Education research seems to be teeming lately with the idea of the “threat of stereotype”, whereby women in particular don’t do as well on tests not because they are incapable but because they are faced with prejudice. If people think I’m going to do poorly, why work hard, or so goes the logic.

This article from the Daily Beast, which outlines much of the research on such ideas of late, struck me for its mention of how students are treated differently by their teachers.

In a study published last year, psychologist Howard Glasser at Bryn Mawr College examined teacher-student interaction in sex-segregated science classes. As it turned out, teachers behaved differently toward boys and girls in a way that gave boys an advantage in scientific thinking. While boys were encouraged to engage in back-and-forth questioning with the teacher and fellow students, girls had many fewer such experiences. They didn’t learn to argue in the same way as boys, and argument is key to scientific thinking. Glasser suggests that sex-segregated classrooms can construct differences between the sexes by giving them unequal experiences. Ominously, such differences can impact kids’ choices about future courses and careers.

I don’t teach single-sex classes, but in my principles classes, I’ve noticed that the men seem to ask questions–and answer questions–in a way that encourages debate. While women are perfectly willing to raise their hands when they have the right answer, they’re less likely to disagree with me or ask a question that seems to critically engage the subject matter.

Thankfully, this seems to diminish a little in upper division classes, where I see both men and women engaging the ideas and critiquing what is set before them. So at least anecdotally, I’d argue that all is not lost by middle school. But that doesn’t mean we shouldn’t work harder to get women to engage critically at every level.

Gendered Realty

Via someone on twitter this morning, I came to this infographic on how men and women are doing compared to each other in terms of home sales and prices. If that’s a confusing statement, or rather a vague statement, I intended it that way. That’s the way the infographic sets itself up. What it really means to present is how male and female real estate agents are faring, compared to each other, using home price sales and quantity of listings as their metric for success.

I like infographics, but I found this one to be unnecessarily confusing. If you scroll down to the bottom of the page, it gives you, in barely readable text, a good, solid way to read the infographic and accompanying list. But without that, I think it’s really unclear whether we’re talking about buyers (no) or sellers (no) or real estate agents (yes) and it doesn’t really give me much reason to care. Statistics are misleading enough without such beating around the bush.

A lawyer, an economist and a social psychologist walk into a bar…

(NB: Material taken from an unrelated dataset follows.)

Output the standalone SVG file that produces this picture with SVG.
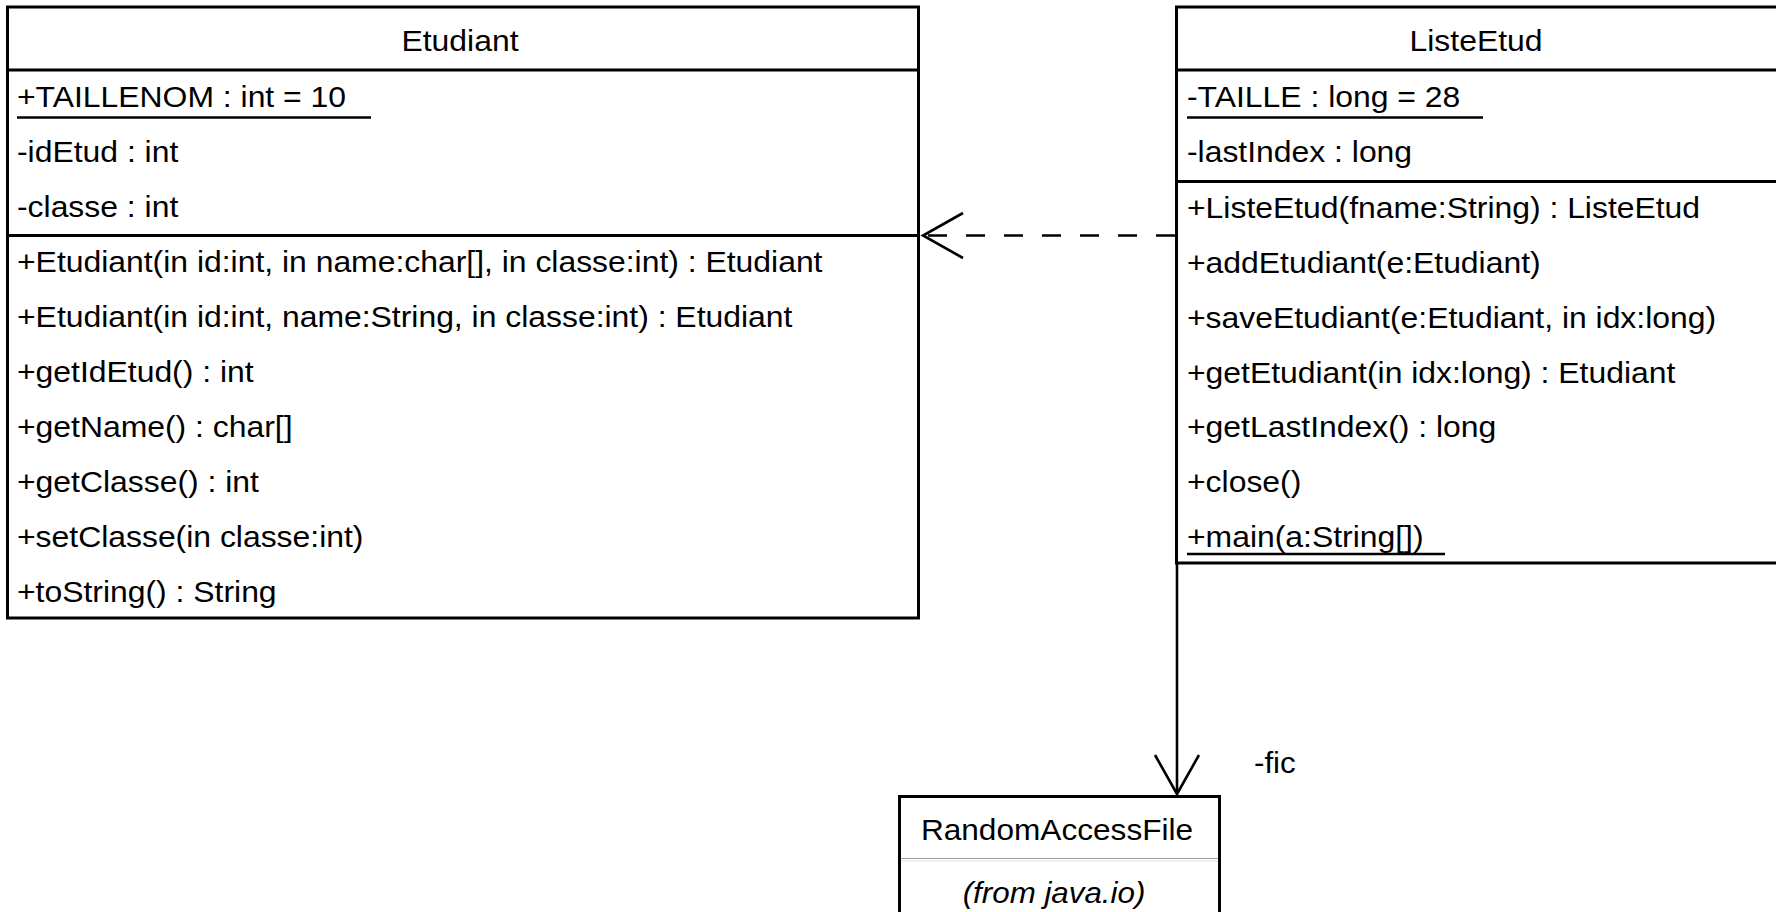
<svg xmlns="http://www.w3.org/2000/svg" width="1776" height="912" viewBox="0 0 1776 912">
<defs>
<style>
.box{fill:#fff;stroke:#000;stroke-width:3}
.sep{stroke:#000;stroke-width:3}
.ul{stroke:#000;stroke-width:2.6}
.t{font-family:"Liberation Sans",Arial,sans-serif;font-size:29px;fill:#000}
.c{text-anchor:middle}
.i{font-style:italic}
.conn{fill:none;stroke:#000;stroke-width:2.6}
.dash{stroke-dasharray:19 19}
</style>
</defs>
<rect x="0" y="0" width="1776" height="912" fill="#fff"/>

<g id="connectors">
  <line class="conn dash" x1="1175" y1="235.5" x2="926" y2="235.5"/>
  <polyline class="conn" points="963,213 923,235.5 963,258"/>
  <line class="conn" x1="1177" y1="563" x2="1177" y2="794"/>
  <polyline class="conn" points="1155,755 1177,794 1199,755"/>
  <text class="t" transform="translate(1254 773) scale(1.08 1)">-fic</text>
</g>

<g id="Etudiant">
  <rect class="box" x="7.5" y="7" width="911" height="611"/>
  <line class="sep" x1="7.5" y1="70" x2="918.5" y2="70"/>
  <line class="sep" x1="7.5" y1="235.5" x2="918.5" y2="235.5"/>
  <text class="t c" transform="translate(460 51) scale(1.1 1)">Etudiant</text>
  <text class="t" transform="translate(17 107) scale(1.1 1)">+TAILLENOM : int = 10</text>
  <line class="ul" x1="17" y1="117.5" x2="371" y2="117.5"/>
  <text class="t" transform="translate(17 162) scale(1.1 1)">-idEtud : int</text>
  <text class="t" transform="translate(17 217) scale(1.1 1)">-classe : int</text>
  <text class="t" transform="translate(17 272) scale(1.1 1)">+Etudiant(in id:int, in name:char[], in classe:int) : Etudiant</text>
  <text class="t" transform="translate(17 327) scale(1.1 1)">+Etudiant(in id:int, name:String, in classe:int) : Etudiant</text>
  <text class="t" transform="translate(17 382) scale(1.1 1)">+getIdEtud() : int</text>
  <text class="t" transform="translate(17 437) scale(1.1 1)">+getName() : char[]</text>
  <text class="t" transform="translate(17 492) scale(1.1 1)">+getClasse() : int</text>
  <text class="t" transform="translate(17 547) scale(1.1 1)">+setClasse(in classe:int)</text>
  <text class="t" transform="translate(17 602) scale(1.1 1)">+toString() : String</text>
</g>

<g id="ListeEtud">
  <rect class="box" x="1176.5" y="7" width="610" height="556"/>
  <line class="sep" x1="1176.5" y1="70" x2="1780" y2="70"/>
  <line class="sep" x1="1176.5" y1="181.5" x2="1780" y2="181.5"/>
  <text class="t c" transform="translate(1476 51) scale(1.1 1)">ListeEtud</text>
  <text class="t" transform="translate(1187 107) scale(1.1 1)">-TAILLE : long = 28</text>
  <line class="ul" x1="1187" y1="117.5" x2="1483" y2="117.5"/>
  <text class="t" transform="translate(1187 162) scale(1.1 1)">-lastIndex : long</text>
  <text class="t" transform="translate(1187 218) scale(1.1 1)">+ListeEtud(fname:String) : ListeEtud</text>
  <text class="t" transform="translate(1187 273) scale(1.1 1)">+addEtudiant(e:Etudiant)</text>
  <text class="t" transform="translate(1187 328) scale(1.1 1)">+saveEtudiant(e:Etudiant, in idx:long)</text>
  <text class="t" transform="translate(1187 383) scale(1.1 1)">+getEtudiant(in idx:long) : Etudiant</text>
  <text class="t" transform="translate(1187 437) scale(1.1 1)">+getLastIndex() : long</text>
  <text class="t" transform="translate(1187 492) scale(1.1 1)">+close()</text>
  <text class="t" transform="translate(1187 547) scale(1.1 1)">+main(a:String[])</text>
  <line class="ul" x1="1187" y1="554" x2="1445" y2="554"/>
</g>

<g id="RandomAccessFile">
  <rect class="box" x="899.5" y="796.5" width="320" height="140"/>
  <line x1="901" y1="858.5" x2="1218" y2="858.5" stroke="#9a9a9a" stroke-width="1.2"/>
  <line x1="901" y1="861" x2="1218" y2="861" stroke="#e2e2e2" stroke-width="1"/>
  <text class="t c" transform="translate(1057 840) scale(1.09 1)">RandomAccessFile</text>
  <text class="t c i" transform="translate(1054 903) scale(1.08 1)">(from java.io)</text>
</g>
</svg>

Over the last few months, I’ve been hard at work on an amazing project with two even more amazing coauthors. Through my undergrad, I’ve come into contact with so many fantastically smart people and as we all grow professionally, we’re starting to collaborate and work together on various academic projects. It just so happens that this most recent collaboration was proposed to me by a lawyer, to write a handbook chapter on gender-based violence, or GBV, from a social psychology perspective, with the other coauthor being a social psychologist. It starts to sound like a joke, but I promise it’s not.

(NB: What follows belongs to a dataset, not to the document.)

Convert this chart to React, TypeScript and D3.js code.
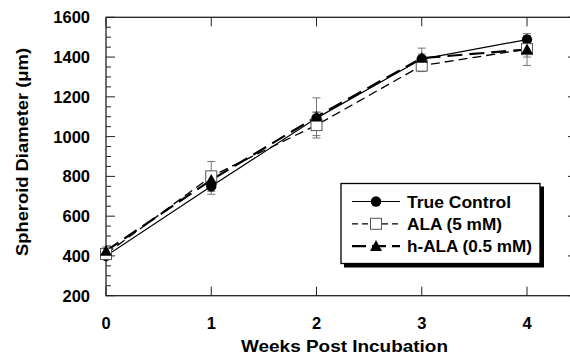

I delved into this world of social psychology with some trepidation. My advisors expressed their qualms about the project, and not just because it would take time away from finishing my dissertation (it has, but it’s all going to get done). Academics in general, and economists in particular, are wary of crossing disciplinary lines, and there are good reasons for that hesitation. We’ve all been “raised” in very different academic environments, with not only different advisors, but different canonical texts, different standards for what constitutes research, for what constitutes a conclusion, different styles of writing, of citation, etc. In this light, our differences can seem overwhelming, to the point of excluding all possibility of collaboration. When it comes down to it, though, we’re all interested in asking interesting questions and finding answers to them. It’s that curiosity, that drive to solve problems, that I think unites us as academics. Certainly, we all took these (at least theoretical) pay cuts for a reason other than “summers off”.

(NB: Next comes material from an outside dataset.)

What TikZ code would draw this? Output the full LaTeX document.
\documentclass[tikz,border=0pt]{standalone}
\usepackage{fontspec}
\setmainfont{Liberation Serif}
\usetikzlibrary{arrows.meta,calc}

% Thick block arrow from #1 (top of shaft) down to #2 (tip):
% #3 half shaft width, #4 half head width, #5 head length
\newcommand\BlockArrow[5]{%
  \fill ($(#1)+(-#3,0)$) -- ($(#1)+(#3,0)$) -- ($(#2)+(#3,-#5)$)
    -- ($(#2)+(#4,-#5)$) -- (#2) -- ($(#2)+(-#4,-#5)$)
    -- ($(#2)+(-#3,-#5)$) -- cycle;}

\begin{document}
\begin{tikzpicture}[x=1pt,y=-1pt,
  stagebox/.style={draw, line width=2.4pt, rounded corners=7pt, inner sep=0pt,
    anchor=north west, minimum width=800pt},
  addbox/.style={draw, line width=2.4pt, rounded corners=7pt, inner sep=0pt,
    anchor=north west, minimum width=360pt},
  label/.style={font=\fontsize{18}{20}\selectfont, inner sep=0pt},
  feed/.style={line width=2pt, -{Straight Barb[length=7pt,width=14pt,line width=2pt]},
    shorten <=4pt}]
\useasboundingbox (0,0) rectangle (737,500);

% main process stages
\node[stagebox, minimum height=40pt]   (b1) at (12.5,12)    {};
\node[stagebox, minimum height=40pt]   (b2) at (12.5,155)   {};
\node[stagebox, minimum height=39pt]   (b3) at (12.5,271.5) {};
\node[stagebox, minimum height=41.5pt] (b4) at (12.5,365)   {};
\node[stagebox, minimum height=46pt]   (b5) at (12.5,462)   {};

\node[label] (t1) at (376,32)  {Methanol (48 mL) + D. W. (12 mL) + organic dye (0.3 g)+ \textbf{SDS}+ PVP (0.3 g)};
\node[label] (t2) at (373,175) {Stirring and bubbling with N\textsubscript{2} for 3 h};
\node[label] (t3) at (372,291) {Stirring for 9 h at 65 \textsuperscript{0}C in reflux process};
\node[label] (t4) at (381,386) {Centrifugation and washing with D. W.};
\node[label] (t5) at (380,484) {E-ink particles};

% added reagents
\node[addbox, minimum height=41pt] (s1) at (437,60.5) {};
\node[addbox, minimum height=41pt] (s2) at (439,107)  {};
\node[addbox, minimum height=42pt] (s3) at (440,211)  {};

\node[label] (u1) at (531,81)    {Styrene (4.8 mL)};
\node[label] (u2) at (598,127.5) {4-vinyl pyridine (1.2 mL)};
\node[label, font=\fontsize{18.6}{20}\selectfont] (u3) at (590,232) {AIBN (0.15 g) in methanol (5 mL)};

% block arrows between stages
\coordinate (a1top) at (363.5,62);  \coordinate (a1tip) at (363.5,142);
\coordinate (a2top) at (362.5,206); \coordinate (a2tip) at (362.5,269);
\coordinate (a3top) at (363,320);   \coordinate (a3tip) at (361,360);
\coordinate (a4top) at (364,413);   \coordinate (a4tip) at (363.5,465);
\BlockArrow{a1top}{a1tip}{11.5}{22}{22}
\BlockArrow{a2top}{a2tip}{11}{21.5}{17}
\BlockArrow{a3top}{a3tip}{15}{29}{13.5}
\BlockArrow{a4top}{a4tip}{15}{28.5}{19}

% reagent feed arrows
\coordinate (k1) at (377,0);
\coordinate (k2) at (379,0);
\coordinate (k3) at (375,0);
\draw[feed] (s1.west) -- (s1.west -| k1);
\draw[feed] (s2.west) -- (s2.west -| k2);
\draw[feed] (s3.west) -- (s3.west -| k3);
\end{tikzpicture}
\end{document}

In the research I did for this paper, and am still doing as organizations get back to me, and more sources and programs come to light, has opened up a whole new world in terms of how we present information. While I’ve spent a lot of time thinking about how we ask questions, and particularly survey questions, I’ve spent less time in thinking about how we present information to change behavior. It’s easy to agree that gender-based violence is an undesirable outcome, but with the wealth of experience that tells us how easily we can alienate those we try to teach, how teaching can backfire in the face of culture and how unique individual situations are, it’s harder to say that we know how to combat it.

Programs that follow the dicta of social norms marketing fall squarely in this idea of how do we present information to change behavior. It’s a term that at first confused me, the economist, but quickly took hold. We talk about social norms all the time from what constitutes appropriate dinner talk to the acceptability of practices like FGM or honor killings in certain communities. As regards gender-based violence social norms, is gender-based violence acceptable? Or, rather, are there certain situations under which beating your wife is acceptable? We find that the answers to these questions are rather different, and how we pose them to survey respondents greatly affects the data to come out of such surveys.

The marketing part is the presentation of information. Through pamphlets or television shows or radio programs, advertisements, participatory workshops or events, social norms marketers try to present information about social norms, or rather present information about desirable social norms, using methods that are familiar, or not. Some of the most successful social norms marketing programs for gender-based violence rely on what are essentially soap operas and likable characters to portray desirable behavior.

Perhaps it’s my relatively naivete in the subject, but it really warms my heart to see new campaigns like this coming out. While in all reality, they really haven’t been sufficiently evaluated, the glimmers of promise in their success at creating desirable social norms around violence (it’s not okay to hit your wife, ever; rape is not something real men do, etc) bode well.

My coauthor recently sent me these videos from the Democratic Republic of the Congo, featuring a famous Congolese rapper in various roles portraying strong, loving, respectful real men. Real men who make their wives dinner when they’re late coming home from work instead of beating them and real men who treat women as equals instead of demanding sexual favors in return for employment. The videos don’t have subtitles and I don’t speak much French, but they’re cool nonetheless. I don’t see them winning an Oscar by any means, but hopefully they’ll change someone’s mind.